Canadian farmers would likely be better off in an open market too, even in the absence of farmer-owned co-ops, according to the chairman of an Australian grain-marketing co-op now working in such a market.
With the Australian Wheat Board (AWB) having lost its wheat-marketing monopoly, pooling continues in Australia, according to Ian Wandel, chair of farmer-owned CBH Group.
That’s even though some experts predict the pooling system can’t last in an open market, because farmers will jump in when prices fall and sell on the spot market when prices are rising.
Wandel told the Western Canadian Wheat Growers Association’s annual meeting that the solution is to close a pool when prices fall and open a new one.
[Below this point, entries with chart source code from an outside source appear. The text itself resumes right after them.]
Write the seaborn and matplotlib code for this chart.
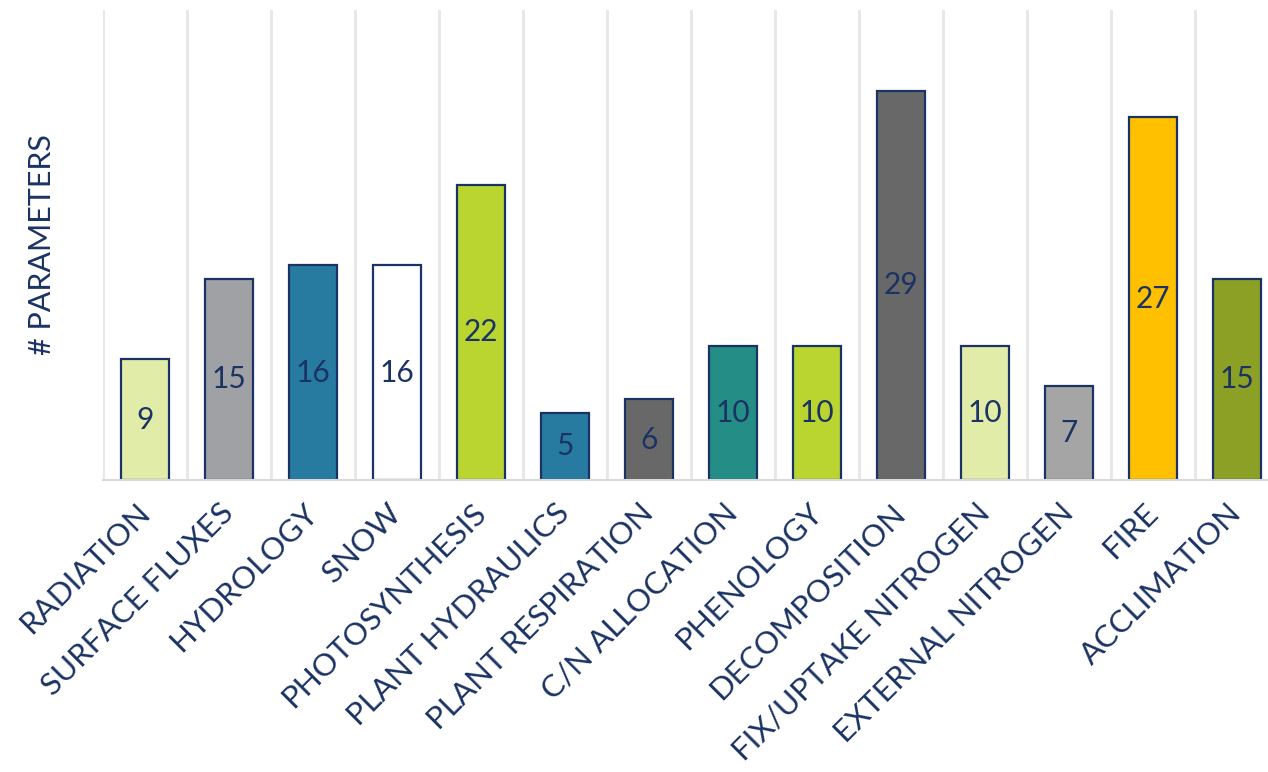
import matplotlib
matplotlib.use("Agg")
import matplotlib.pyplot as plt
import seaborn as sns
import numpy as np

categories = ["RADIATION", "SURFACE FLUXES", "HYDROLOGY", "SNOW", "PHOTOSYNTHESIS",
              "PLANT HYDRAULICS", "PLANT RESPIRATION", "C/N ALLOCATION", "PHENOLOGY",
              "DECOMPOSITION", "FIX/UPTAKE NITROGEN", "EXTERNAL NITROGEN", "FIRE",
              "ACCLIMATION"]
n_params = [9, 15, 16, 16, 22, 5, 6, 10, 10, 29, 10, 7, 27, 15]
bar_colors = ["#E2ECA9", "#A0A1A4", "#287BA0", "#FFFFFF", "#BAD530", "#287BA0", "#686868",
              "#248E86", "#BAD530", "#686868", "#E2ECA9", "#A5A5A5", "#FFC000", "#8BA024"]

navy = "#1B3363"

sns.set_theme(style="white")
plt.rcParams["font.family"] = ["Lato", "DejaVu Sans"]

fig = plt.figure(figsize=(12.68, 7.72), dpi=100)
ax = fig.add_axes([103 / 1268, 292 / 772, 1176 / 1268, 470 / 772])

sns.barplot(x=categories, y=n_params, hue=categories, palette=bar_colors,
            legend=False, width=0.57, edgecolor=navy, linewidth=1.6,
            saturation=1, ax=ax)

ax.set_ylim(0, 35)
ax.set_xlim(-0.5, len(categories) - 0.5)

# vertical separators between categories
for b in np.arange(-0.5, len(categories), 1.0):
    ax.axvline(b, color="#E6E6E6", lw=2, zorder=0)

for s in ["top", "right", "left"]:
    ax.spines[s].set_visible(False)
ax.spines["bottom"].set_color("#D9D9D9")
ax.spines["bottom"].set_linewidth(1.5)

ax.set_yticks([])
ax.tick_params(axis="x", length=0)
ax.set_xticks(range(len(categories)))
ax.set_xticklabels(categories, rotation=45, ha="right", va="center",
                   rotation_mode="anchor", fontsize=22.5, color=navy)
for lbl in ax.get_xticklabels():
    lbl.set_y(-0.05)

ax.set_ylabel("# PARAMETERS", fontsize=22, color=navy, labelpad=34)

for i, v in enumerate(n_params):
    ax.text(i, v / 2, str(v), ha="center", va="center", fontsize=21.5, color=navy)

fig.savefig("out.png", dpi=100)
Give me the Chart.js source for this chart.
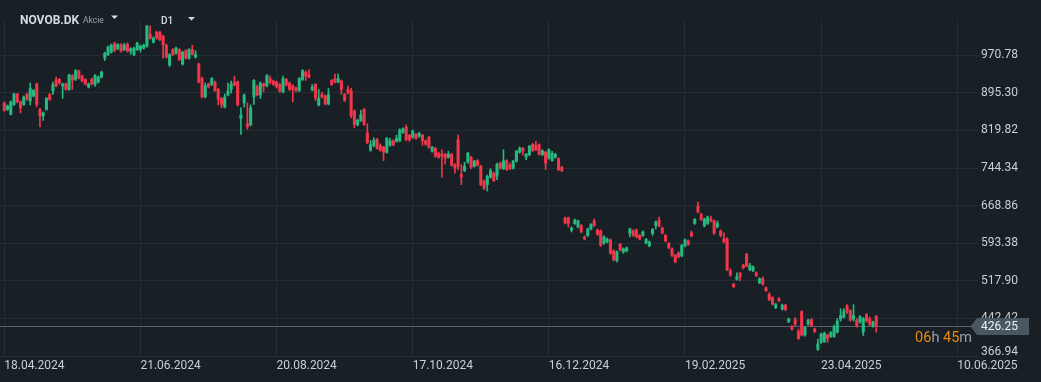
<!DOCTYPE html>
<html>
<head>
<meta charset="utf-8">
<title>NOVOB.DK D1</title>
<script src="https://cdn.jsdelivr.net/npm/chart.js@4.4.1/dist/chart.umd.min.js"></script>
<style>
    html, body { margin: 0; padding: 0; background: #182026; overflow: hidden; }
    #wrap { position: relative; width: 1041px; height: 382px; }
</style>
</head>
<body>
<div id="wrap"><canvas id="chart" width="1041" height="382"></canvas></div>
<script>
/* ── Data (daily candles) ─────────────────────────────── */
const SYMBOL     = 'NOVOB.DK';
const KIND       = 'Akcie';
const PERIOD     = 'D1';
const LAST_PRICE = 426.25;
const COUNTDOWN  = ['06', 'h ', '45', 'm'];

const DATE_LABELS = ['18.04.2024', '21.06.2024', '20.08.2024', '17.10.2024', '16.12.2024', '19.02.2025', '23.04.2025', '10.06.2025'];
const DATE_INDEX  = [0, 42, 84, 126, 168, 210, 252, 294];
const Y_TICKS     = [366.94, 442.42, 517.90, 593.38, 668.86, 744.34, 819.82, 895.30, 970.78];

const OPEN = [
    875, 862, 852, 872, 893, 877, 872, 892, 879, 889, 913, 862, 849, 862, 892, 899, 922, 922, 909, 913,
    902, 930, 922, 939, 929, 922, 907, 922, 912, 917, 927, 965, 972, 977, 994, 984, 992, 982, 992, 979,
    972, 982, 982, 985, 989, 1013, 997, 1017, 1017, 1009, 991, 951, 982, 975, 982, 953, 980, 965, 982, 967,
    953, 924, 887, 913, 912, 917, 902, 884, 867, 891, 902, 917, 917, 844, 875, 833, 831, 887, 907, 891,
    913, 909, 924, 919, 917, 912, 897, 922, 915, 909, 905, 900, 922, 937, 932, 901, 912, 871, 892, 889,
    873, 920, 924, 917, 919, 892, 902, 900, 859, 831, 840, 862, 815, 780, 789, 802, 790, 786, 776, 790,
    799, 798, 799, 816, 826, 810, 806, 812, 808, 810, 799, 806, 778, 784, 774, 772, 772, 766, 772, 751,
    801, 731, 739, 756, 766, 748, 759, 748, 718, 711, 726, 734, 728, 754, 743, 759, 750, 744, 758, 776,
    784, 766, 771, 792, 790, 791, 771, 776, 764, 759, 766, 763, 746, 644, 644, 620, 633, 626, 629, 606,
    609, 622, 638, 620, 618, 593, 596, 600, 578, 558, 591, 576, 578, 613, 618, 620, 609, 609, 594, 588,
    613, 629, 640, 624, 609, 593, 582, 569, 574, 568, 588, 598, 614, 633, 668, 651, 628, 633, 642, 638,
    626, 618, 602, 602, 538, 511, 521, 533, 549, 571, 540, 538, 534, 514, 522, 504, 491, 484, 464, 482,
    461, 469, 436, 426, 440, 416, 456, 409, 431, 440, 421, 380, 394, 396, 409, 406, 406, 415, 441, 445,
    468, 458, 441, 439, 435, 415, 450, 441, 427, 447
];
const HIGH = [
    877, 871, 879, 895, 894, 879, 889, 895, 915, 902, 915, 864, 857, 886, 894, 917, 927, 924, 915, 915,
    933, 932, 942, 941, 931, 924, 915, 925, 932, 929, 939, 977, 989, 993, 997, 994, 994, 995, 996, 986,
    987, 997, 991, 993, 1031, 1030, 1008, 1019, 1019, 1011, 993, 974, 984, 987, 984, 979, 982, 984, 991, 980,
    955, 927, 915, 915, 926, 919, 904, 886, 893, 915, 919, 929, 919, 865, 893, 875, 871, 922, 911, 917,
    915, 932, 929, 921, 919, 914, 929, 924, 917, 912, 907, 926, 942, 939, 942, 912, 914, 902, 897, 891,
    904, 922, 933, 933, 921, 894, 909, 905, 861, 842, 860, 864, 833, 800, 805, 804, 793, 788, 806, 804,
    801, 810, 823, 825, 831, 812, 821, 814, 816, 812, 801, 808, 788, 786, 776, 781, 774, 778, 774, 753,
    811, 751, 756, 776, 768, 760, 761, 750, 720, 730, 743, 736, 754, 756, 781, 761, 754, 760, 780, 787,
    786, 774, 790, 794, 798, 793, 781, 778, 783, 778, 774, 765, 748, 646, 646, 626, 642, 640, 631, 608,
    624, 633, 642, 622, 620, 608, 604, 602, 580, 578, 593, 584, 586, 624, 620, 622, 611, 618, 603, 598,
    623, 638, 646, 626, 611, 595, 584, 571, 576, 591, 602, 600, 618, 643, 676, 654, 644, 648, 648, 640,
    638, 620, 614, 604, 542, 513, 534, 535, 551, 573, 553, 548, 536, 524, 526, 506, 494, 486, 473, 484,
    471, 471, 443, 428, 444, 421, 458, 426, 441, 442, 423, 401, 413, 415, 411, 416, 429, 442, 462, 462,
    470, 460, 470, 442, 448, 444, 452, 445, 437, 448
];
const LOW = [
    858, 860, 851, 870, 875, 855, 870, 880, 871, 887, 867, 827, 840, 860, 880, 892, 907, 913, 884, 900,
    900, 902, 920, 923, 917, 911, 905, 911, 908, 915, 925, 960, 970, 975, 978, 982, 977, 980, 977, 973,
    970, 980, 977, 983, 987, 1003, 995, 1003, 1000, 965, 965, 948, 970, 973, 960, 951, 963, 963, 971, 965,
    915, 885, 885, 905, 910, 898, 871, 865, 865, 889, 895, 909, 869, 812, 867, 822, 829, 872, 889, 884,
    897, 907, 913, 910, 905, 896, 895, 909, 900, 877, 897, 898, 920, 920, 925, 899, 880, 869, 885, 871,
    871, 910, 915, 915, 892, 878, 893, 845, 825, 829, 838, 830, 793, 778, 787, 782, 778, 759, 774, 788,
    789, 796, 797, 814, 799, 798, 804, 802, 806, 790, 790, 784, 776, 766, 764, 726, 752, 764, 748, 734,
    741, 711, 737, 754, 743, 746, 748, 709, 701, 698, 724, 717, 721, 742, 741, 739, 741, 742, 756, 774,
    770, 761, 769, 777, 779, 770, 769, 741, 762, 758, 764, 739, 737, 632, 626, 616, 631, 624, 614, 600,
    607, 620, 627, 609, 587, 591, 594, 571, 558, 556, 578, 573, 576, 606, 607, 604, 600, 607, 592, 586,
    609, 622, 626, 612, 596, 582, 567, 554, 564, 566, 586, 589, 606, 631, 654, 639, 626, 631, 636, 611,
    624, 606, 594, 538, 527, 504, 519, 518, 542, 546, 538, 536, 526, 512, 509, 496, 478, 469, 462, 476,
    459, 458, 434, 419, 428, 400, 407, 407, 429, 426, 414, 378, 392, 394, 394, 404, 404, 413, 437, 443,
    452, 437, 437, 425, 433, 408, 435, 428, 425, 415
];
const CLOSE = [
    860, 869, 877, 893, 877, 865, 887, 882, 904, 900, 872, 849, 855, 884, 882, 912, 909, 915, 913, 902,
    931, 921, 940, 925, 919, 913, 913, 913, 930, 927, 937, 975, 987, 991, 980, 992, 979, 991, 979, 984,
    985, 995, 989, 991, 1029, 1005, 1005, 1005, 1002, 992, 967, 972, 972, 985, 962, 977, 965, 982, 973, 972,
    917, 887, 909, 907, 924, 900, 882, 872, 887, 899, 913, 911, 871, 851, 891, 827, 865, 920, 891, 915,
    909, 930, 917, 912, 907, 899, 924, 911, 902, 902, 900, 924, 940, 929, 927, 907, 885, 884, 887, 873,
    892, 912, 917, 924, 902, 880, 895, 849, 832, 840, 851, 832, 795, 791, 800, 784, 780, 776, 804, 799,
    791, 804, 821, 823, 801, 801, 818, 804, 814, 799, 792, 786, 786, 768, 766, 768, 764, 772, 750, 744,
    748, 726, 748, 774, 746, 758, 750, 711, 704, 728, 739, 719, 752, 744, 759, 741, 743, 758, 778, 784,
    778, 772, 788, 779, 781, 772, 779, 754, 781, 774, 772, 741, 739, 634, 633, 624, 640, 638, 616, 602,
    621, 631, 629, 611, 589, 606, 602, 573, 560, 576, 580, 582, 584, 622, 609, 606, 602, 616, 601, 596,
    621, 636, 628, 614, 598, 584, 569, 556, 566, 589, 600, 591, 608, 641, 656, 641, 642, 646, 638, 613,
    633, 609, 596, 540, 529, 506, 526, 526, 544, 548, 549, 546, 528, 522, 511, 498, 480, 471, 471, 478,
    469, 460, 441, 421, 431, 402, 409, 424, 438, 428, 416, 391, 411, 413, 402, 414, 426, 437, 448, 457,
    457, 439, 448, 427, 446, 442, 437, 430, 435, 426.25
];

/* ── Look ────────────────────────────────────────────── */
const GRID    = '#232d35';
const TEXT    = '#c9cfd5';
const MUTED   = '#98a1a9';
const GREEN   = '#26b980';
const RED     = '#f0364a';
const ORANGE  = '#e8890c';
const TAG_BG  = '#485762';
const FONT    = 'Roboto, "Open Sans", sans-serif';

// axis window (pixel fitting of the original layout)
const X_MIN = -1.327;
const X_MAX = 300.4;
const Y_MIN = 366.94;
const Y_MAX = 1041.5;

/* ── Candles as floating bars ────────────────────────── */
const bodies = CLOSE.map((c, i) => ({ x: i, y: [OPEN[i], c] }));
const wicks  = CLOSE.map((c, i) => ({ x: i, y: [LOW[i], HIGH[i]] }));
const colors = CLOSE.map((c, i) => c >= OPEN[i] ? GREEN : RED);

/* ── Overlay: header, last price line + tag, countdown ─ */
const overlay = {
    id: 'overlay',
    beforeDatasetsDraw(chart) {
        const { ctx, chartArea } = chart;
        const y = Math.round(chart.scales.y.getPixelForValue(LAST_PRICE)) + 0.5;
        ctx.save();
        ctx.strokeStyle = '#56646f';
        ctx.lineWidth = 1;
        ctx.beginPath();
        ctx.moveTo(chartArea.left, y);
        ctx.lineTo(971, y);
        ctx.stroke();
        ctx.restore();
    },
    afterDraw(chart) {
        const { ctx, chartArea } = chart;
        const y = chart.scales.y.getPixelForValue(LAST_PRICE);
        ctx.save();

        // lowest axis label sits just above the date row
        ctx.fillStyle = TEXT;
        ctx.font = '12px ' + FONT;
        ctx.textBaseline = 'middle';
        ctx.textAlign = 'left';
        ctx.fillText(Y_TICKS[0].toFixed(2), chartArea.right + 3, chartArea.bottom - 4);

        // price tag
        ctx.fillStyle = TAG_BG;
        ctx.beginPath();
        ctx.moveTo(970.5, y);
        ctx.lineTo(977, y - 8.5);
        ctx.lineTo(1029, y - 8.5);
        ctx.lineTo(1029, y + 8.5);
        ctx.lineTo(977, y + 8.5);
        ctx.closePath();
        ctx.fill();
        ctx.fillStyle = '#eef1f3';
        ctx.fillText(LAST_PRICE.toFixed(2), 981, y + 0.5);

        // countdown, right aligned
        ctx.font = '14.5px ' + FONT;
        ctx.textBaseline = 'alphabetic';
        const widths = COUNTDOWN.map(t => ctx.measureText(t).width);
        let x = 972 - widths.reduce((a, b) => a + b, 0);
        COUNTDOWN.forEach((t, i) => {
            ctx.fillStyle = i % 2 === 0 ? ORANGE : MUTED;
            ctx.fillText(t, x, 342);
            x += widths[i];
        });

        // header
        ctx.fillStyle = '#d6dbe0';
        ctx.font = 'bold 12px ' + FONT;
        ctx.fillText(SYMBOL, 20, 23.5);
        ctx.fillStyle = MUTED;
        ctx.font = '8.5px ' + FONT;
        ctx.fillText(KIND, 83, 22.5);
        ctx.fillStyle = '#d6dbe0';
        ctx.font = '500 10px ' + FONT;
        ctx.fillText(PERIOD, 161, 24);
        [[111, 15.5], [188, 17]].forEach(([tx, ty]) => {
            ctx.beginPath();
            ctx.moveTo(tx, ty);
            ctx.lineTo(tx + 7, ty);
            ctx.lineTo(tx + 3.5, ty + 3.5);
            ctx.closePath();
            ctx.fill();
        });
        ctx.restore();
    }
};

new Chart(document.getElementById('chart'), {
    type: 'bar',
    data: {
        datasets: [
            { data: wicks,  backgroundColor: colors, barThickness: 1,   grouped: false, order: 2 },
            { data: bodies, backgroundColor: colors, barThickness: 2.4, grouped: false, order: 1 }
        ]
    },
    options: {
        responsive: false,
        animation:  false,
        layout: { padding: { top: 20, left: 0, right: 0, bottom: 0 } },
        plugins: { legend: { display: false }, tooltip: { enabled: false } },
        scales: {
            x: {
                type: 'linear',
                min: X_MIN,
                max: X_MAX,
                offset: false,
                border: { display: false },
                grid: { color: GRID, offset: false, drawTicks: false },
                afterBuildTicks: s => { s.ticks = DATE_INDEX.map(v => ({ value: v })); },
                afterFit: s => { s.height = 26; },
                ticks: {
                    autoSkip: false,
                    maxRotation: 0,
                    align: 'start',
                    padding: 3,
                    color: TEXT,
                    font: { family: FONT, size: 12 },
                    callback: (v, i) => DATE_LABELS[i]
                }
            },
            y: {
                position: 'right',
                min: Y_MIN,
                max: Y_MAX,
                border: { display: false },
                grid: { color: GRID, drawTicks: false },
                afterBuildTicks: s => { s.ticks = Y_TICKS.map(v => ({ value: v })); },
                afterFit: s => { s.width = 63; },
                ticks: {
                    padding: 3,
                    color: TEXT,
                    font: { family: FONT, size: 12 },
                    callback: v => v === Y_TICKS[0] ? '' : v.toFixed(2)
                }
            }
        }
    },
    plugins: [overlay]
});
</script>
</body>
</html>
Wandel said the CWB would survive in an open market. It has a good reputation and sells a quality product. The days of monopoly sellers having market power are gone now that there are very few big, state-owned grain buyers, he added.
As for the CWB having to use competitors’ facilities, Wandel said it’s done routinely in Australia. The CBH Group co-op handles grain for competitors and must charge the same for those services as it does itself. The Australian Competition and Consumer Commission monitors CBH to see it treats competitors fairly.
CWB director Bill Toews said the CWB is not like CBH, which owns grain storage facilities, ports and seven flour mills in southeast Asia, or the AWB, which has even more assets. The CWB had a plan called “Harvesting Opportunity” to go that direction. The plan required legislation, but the Conservative government rejected it.